ENTRIES PROVIDED:
══════
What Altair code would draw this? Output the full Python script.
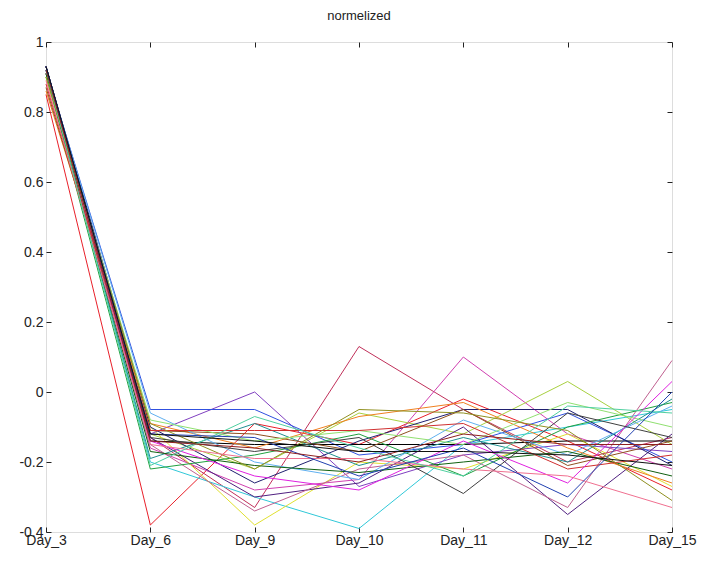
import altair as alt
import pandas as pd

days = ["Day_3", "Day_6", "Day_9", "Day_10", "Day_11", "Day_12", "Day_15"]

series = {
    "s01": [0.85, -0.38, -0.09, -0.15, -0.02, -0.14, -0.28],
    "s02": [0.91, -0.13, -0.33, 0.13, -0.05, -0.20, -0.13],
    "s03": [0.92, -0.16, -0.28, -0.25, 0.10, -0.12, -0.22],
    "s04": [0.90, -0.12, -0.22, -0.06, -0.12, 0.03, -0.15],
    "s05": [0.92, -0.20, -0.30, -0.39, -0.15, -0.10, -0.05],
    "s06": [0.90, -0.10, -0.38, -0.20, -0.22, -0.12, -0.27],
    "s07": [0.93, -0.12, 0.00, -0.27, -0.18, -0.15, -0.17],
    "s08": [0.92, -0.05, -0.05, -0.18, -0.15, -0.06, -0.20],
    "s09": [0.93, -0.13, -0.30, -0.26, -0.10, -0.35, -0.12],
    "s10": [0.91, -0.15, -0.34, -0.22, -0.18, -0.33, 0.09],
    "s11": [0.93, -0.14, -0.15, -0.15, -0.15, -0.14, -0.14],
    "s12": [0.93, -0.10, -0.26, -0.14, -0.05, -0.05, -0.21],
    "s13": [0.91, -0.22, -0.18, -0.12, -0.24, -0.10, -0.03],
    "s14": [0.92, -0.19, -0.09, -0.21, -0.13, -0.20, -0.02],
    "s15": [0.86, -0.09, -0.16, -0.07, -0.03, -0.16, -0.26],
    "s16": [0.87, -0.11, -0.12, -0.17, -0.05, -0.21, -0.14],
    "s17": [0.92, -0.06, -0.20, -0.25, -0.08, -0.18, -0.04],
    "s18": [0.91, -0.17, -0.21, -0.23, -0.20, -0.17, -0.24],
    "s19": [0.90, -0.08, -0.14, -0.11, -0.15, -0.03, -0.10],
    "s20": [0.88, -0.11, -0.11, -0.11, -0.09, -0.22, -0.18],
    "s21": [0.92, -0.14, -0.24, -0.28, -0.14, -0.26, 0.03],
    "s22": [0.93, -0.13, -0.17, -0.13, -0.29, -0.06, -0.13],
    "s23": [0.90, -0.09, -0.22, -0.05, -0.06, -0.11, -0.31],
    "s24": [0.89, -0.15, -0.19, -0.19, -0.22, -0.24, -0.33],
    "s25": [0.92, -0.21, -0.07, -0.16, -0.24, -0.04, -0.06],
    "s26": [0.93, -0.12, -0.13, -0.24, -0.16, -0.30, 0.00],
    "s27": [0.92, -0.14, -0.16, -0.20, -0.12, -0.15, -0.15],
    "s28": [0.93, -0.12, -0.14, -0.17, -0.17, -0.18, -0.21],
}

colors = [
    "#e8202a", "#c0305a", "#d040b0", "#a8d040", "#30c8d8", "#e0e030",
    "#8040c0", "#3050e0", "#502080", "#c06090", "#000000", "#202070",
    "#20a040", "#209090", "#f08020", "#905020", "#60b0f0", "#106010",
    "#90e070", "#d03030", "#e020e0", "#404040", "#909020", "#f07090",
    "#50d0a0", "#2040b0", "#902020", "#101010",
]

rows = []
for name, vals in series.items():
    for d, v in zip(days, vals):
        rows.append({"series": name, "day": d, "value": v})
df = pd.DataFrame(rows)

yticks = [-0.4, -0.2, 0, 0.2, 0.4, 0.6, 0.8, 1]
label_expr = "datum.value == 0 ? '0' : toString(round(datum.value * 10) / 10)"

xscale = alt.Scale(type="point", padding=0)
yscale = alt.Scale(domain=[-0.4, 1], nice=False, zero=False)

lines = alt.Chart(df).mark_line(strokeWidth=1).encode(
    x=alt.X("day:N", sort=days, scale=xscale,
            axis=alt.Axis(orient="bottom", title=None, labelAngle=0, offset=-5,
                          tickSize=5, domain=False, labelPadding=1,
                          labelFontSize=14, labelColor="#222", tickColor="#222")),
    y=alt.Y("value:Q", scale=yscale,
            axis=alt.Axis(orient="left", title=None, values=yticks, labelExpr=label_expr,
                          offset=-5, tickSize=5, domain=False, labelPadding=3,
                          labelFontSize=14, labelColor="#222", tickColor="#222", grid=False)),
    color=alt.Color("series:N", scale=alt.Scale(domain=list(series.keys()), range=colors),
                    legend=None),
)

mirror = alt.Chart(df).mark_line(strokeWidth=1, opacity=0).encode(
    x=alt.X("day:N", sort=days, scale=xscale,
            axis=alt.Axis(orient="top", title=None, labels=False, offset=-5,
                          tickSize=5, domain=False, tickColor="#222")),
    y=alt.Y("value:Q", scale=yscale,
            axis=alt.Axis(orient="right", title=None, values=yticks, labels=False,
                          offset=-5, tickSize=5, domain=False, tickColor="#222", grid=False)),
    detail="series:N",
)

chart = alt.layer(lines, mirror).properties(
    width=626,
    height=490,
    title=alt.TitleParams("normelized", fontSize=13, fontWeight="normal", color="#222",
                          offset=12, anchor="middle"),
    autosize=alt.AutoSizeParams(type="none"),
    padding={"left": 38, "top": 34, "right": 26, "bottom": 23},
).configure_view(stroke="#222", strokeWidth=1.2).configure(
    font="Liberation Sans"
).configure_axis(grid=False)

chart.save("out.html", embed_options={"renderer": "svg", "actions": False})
══════
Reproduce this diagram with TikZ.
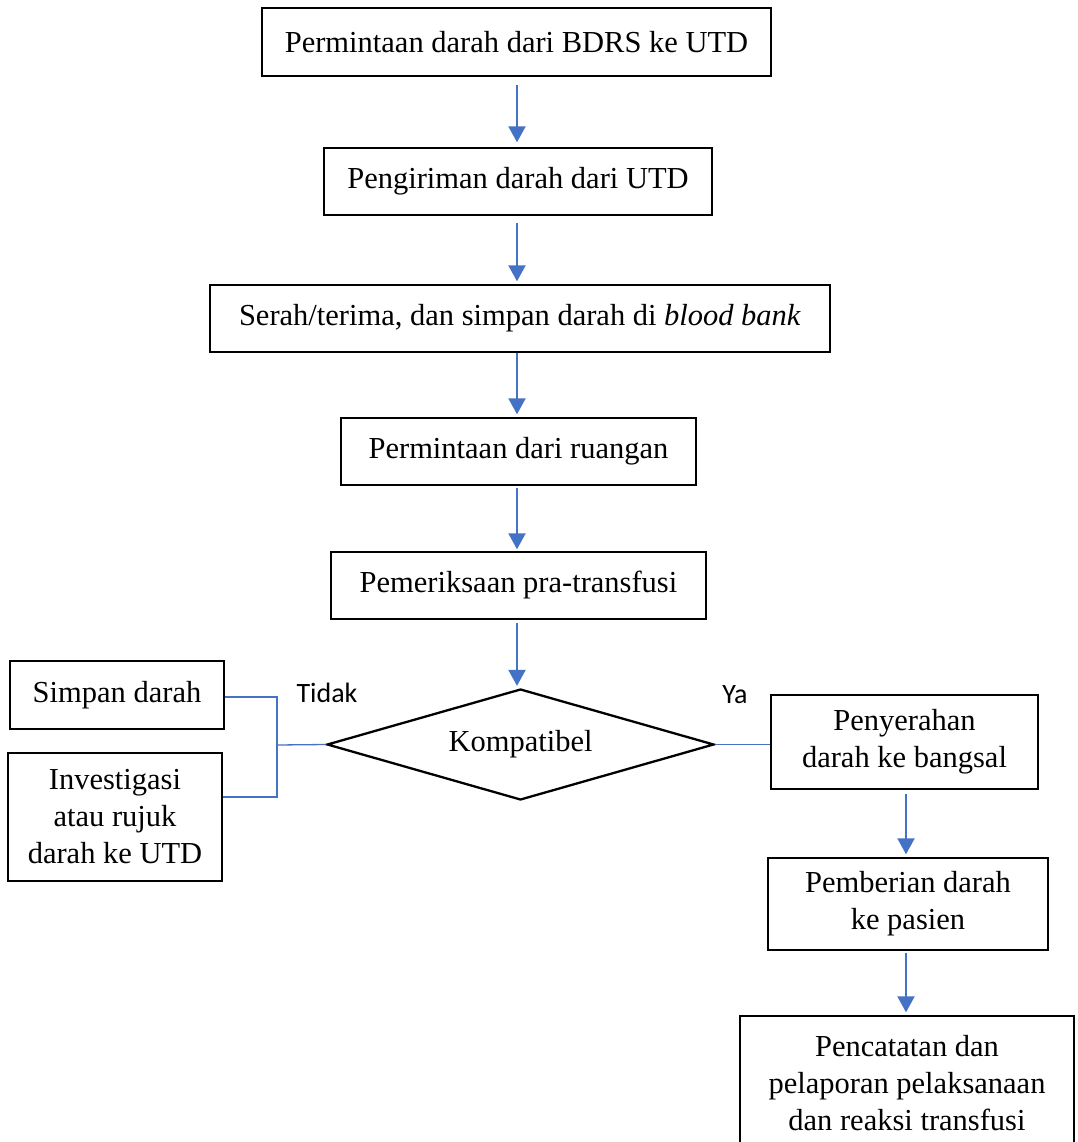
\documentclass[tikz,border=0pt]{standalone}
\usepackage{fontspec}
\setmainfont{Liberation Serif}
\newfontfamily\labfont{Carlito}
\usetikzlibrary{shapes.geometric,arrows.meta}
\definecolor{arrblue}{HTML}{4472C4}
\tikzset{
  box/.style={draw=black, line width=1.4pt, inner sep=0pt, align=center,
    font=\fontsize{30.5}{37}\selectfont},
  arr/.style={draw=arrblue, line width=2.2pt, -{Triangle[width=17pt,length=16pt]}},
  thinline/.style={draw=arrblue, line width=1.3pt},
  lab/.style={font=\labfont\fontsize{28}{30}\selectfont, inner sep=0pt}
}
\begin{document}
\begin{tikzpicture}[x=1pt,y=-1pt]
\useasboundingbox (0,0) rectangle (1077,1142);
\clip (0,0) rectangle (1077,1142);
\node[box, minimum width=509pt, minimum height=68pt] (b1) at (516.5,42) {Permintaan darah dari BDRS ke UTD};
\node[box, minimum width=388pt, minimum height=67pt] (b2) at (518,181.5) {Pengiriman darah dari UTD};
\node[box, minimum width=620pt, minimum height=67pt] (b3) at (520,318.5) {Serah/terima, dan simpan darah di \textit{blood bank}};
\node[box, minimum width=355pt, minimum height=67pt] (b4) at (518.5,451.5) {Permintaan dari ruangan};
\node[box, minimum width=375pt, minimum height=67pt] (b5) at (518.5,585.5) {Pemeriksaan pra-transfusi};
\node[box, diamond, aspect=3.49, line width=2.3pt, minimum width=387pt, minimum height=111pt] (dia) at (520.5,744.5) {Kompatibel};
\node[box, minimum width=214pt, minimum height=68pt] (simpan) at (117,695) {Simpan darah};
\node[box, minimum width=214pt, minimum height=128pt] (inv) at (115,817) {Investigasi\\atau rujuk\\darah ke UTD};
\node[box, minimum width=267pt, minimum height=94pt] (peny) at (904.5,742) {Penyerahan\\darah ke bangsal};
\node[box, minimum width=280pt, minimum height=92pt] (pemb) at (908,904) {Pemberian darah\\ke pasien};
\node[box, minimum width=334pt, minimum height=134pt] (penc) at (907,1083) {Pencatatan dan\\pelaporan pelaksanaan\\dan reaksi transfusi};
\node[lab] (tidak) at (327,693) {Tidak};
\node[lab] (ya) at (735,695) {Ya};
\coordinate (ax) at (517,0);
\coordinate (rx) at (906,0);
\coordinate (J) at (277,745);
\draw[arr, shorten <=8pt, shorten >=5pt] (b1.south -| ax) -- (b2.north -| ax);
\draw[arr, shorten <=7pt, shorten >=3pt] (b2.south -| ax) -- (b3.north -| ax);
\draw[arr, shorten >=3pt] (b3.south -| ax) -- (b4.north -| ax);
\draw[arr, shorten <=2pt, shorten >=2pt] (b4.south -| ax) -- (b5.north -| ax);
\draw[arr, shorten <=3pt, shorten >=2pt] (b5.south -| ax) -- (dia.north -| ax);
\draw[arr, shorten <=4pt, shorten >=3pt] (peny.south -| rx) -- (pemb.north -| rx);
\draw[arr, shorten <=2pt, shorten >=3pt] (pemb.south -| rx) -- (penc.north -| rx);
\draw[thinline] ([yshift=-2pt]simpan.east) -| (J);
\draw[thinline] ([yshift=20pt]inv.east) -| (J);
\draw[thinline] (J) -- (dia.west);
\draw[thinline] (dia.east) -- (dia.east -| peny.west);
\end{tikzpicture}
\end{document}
══════
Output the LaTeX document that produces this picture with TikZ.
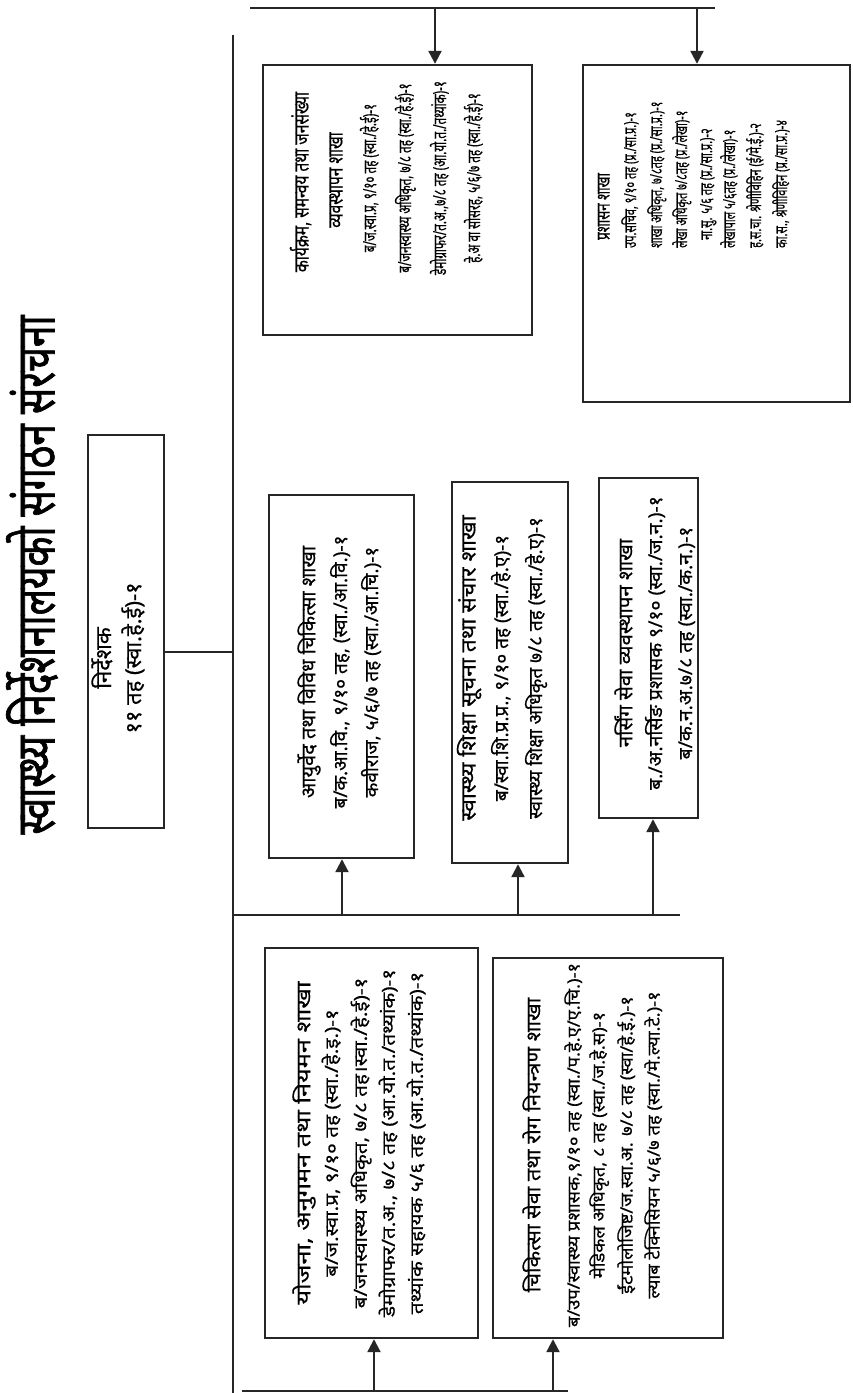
══════
AIM OF THE TASK: Determine how many lines of the records above contain the word "with", and report only that number.

THE RESPONSE: 2